Gert van Loo wrote:The fact that the USB ports are only "specced" for 100 mA is a deviation from the standard.
If you read the standard very carefully you will read that it is NOT!
Most people think the USB has to supply 500mA. That is a myth.
It's certainly not a myth for USB 3, as you can find on the USB.org site.
I did a lot of compliance testing and documentation when USB 2 was new. It was a requirement then. But a lot has changed since that time. I can't find anything about it, since all they seem to talk about is USB 3. Most links referring to USB 2 end in error 404's. Not nice.
If I recall correctly the standard says that it has to supply minimum 100mA (or was it 50mA? not important here)
Then if you want more you have to ask for that and the USB master MIGHT give you more, up to 500mA.
But it is not the standard output current.

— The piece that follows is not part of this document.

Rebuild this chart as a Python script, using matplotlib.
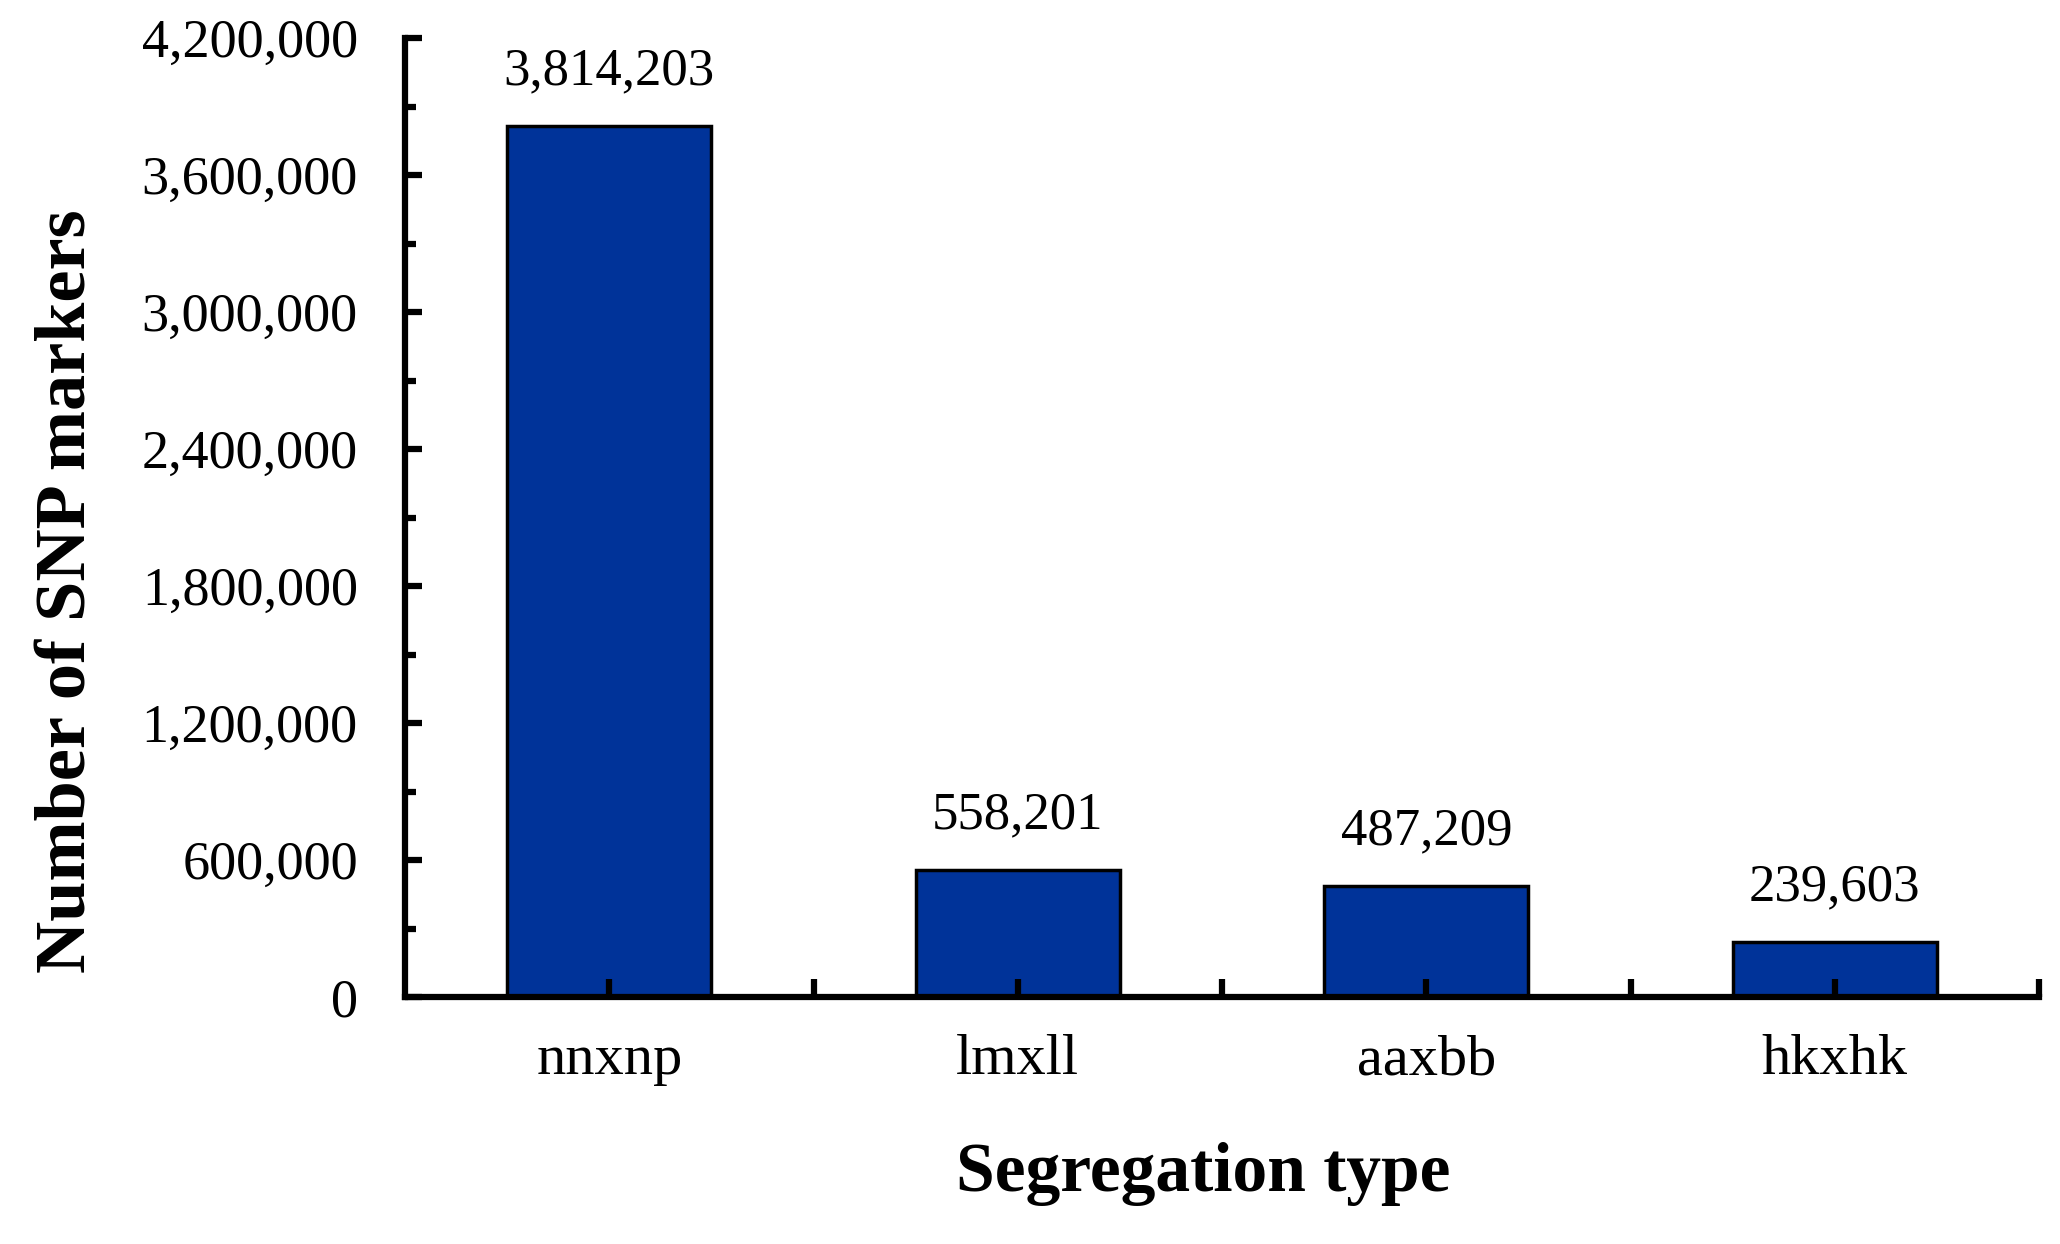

If I understand correctly, that's for charging and new for USB 3. And only on ports that negociate power requirements. And if my perception is correct, less and less devices negotiate current.
In fact you will find that most Laptops can NOT supply that much and only a few desk top computers on SOME ports.
My latest Desktop PC has 12 USB ports so I should be able to draw a total of 6A out of it? No way!
That's how they make these things. Doesn't mean it is good. I regularly use USB devices that need 500 mA CLEAN power from USB, so I know how bad it is. But I wouldn't keep a laptop that isn't able to feed what I need. I just sent back three new laptops because they can't make wifi work without 50% dropped packets. Makes me wonder if nobody checks anymore...
Anyhow, it's not very important to this thread, nor to me. The point was that USB is a strange beast and not all of USB's faults can be blamed on the Pi. I have loads of USB stuff that doesn't work on Windows, or Linux, or OSX, yet it's not broken. It's just the manufacturer that doesn't seem to care. And the users are used to throwing stuff away. Sad, very sad.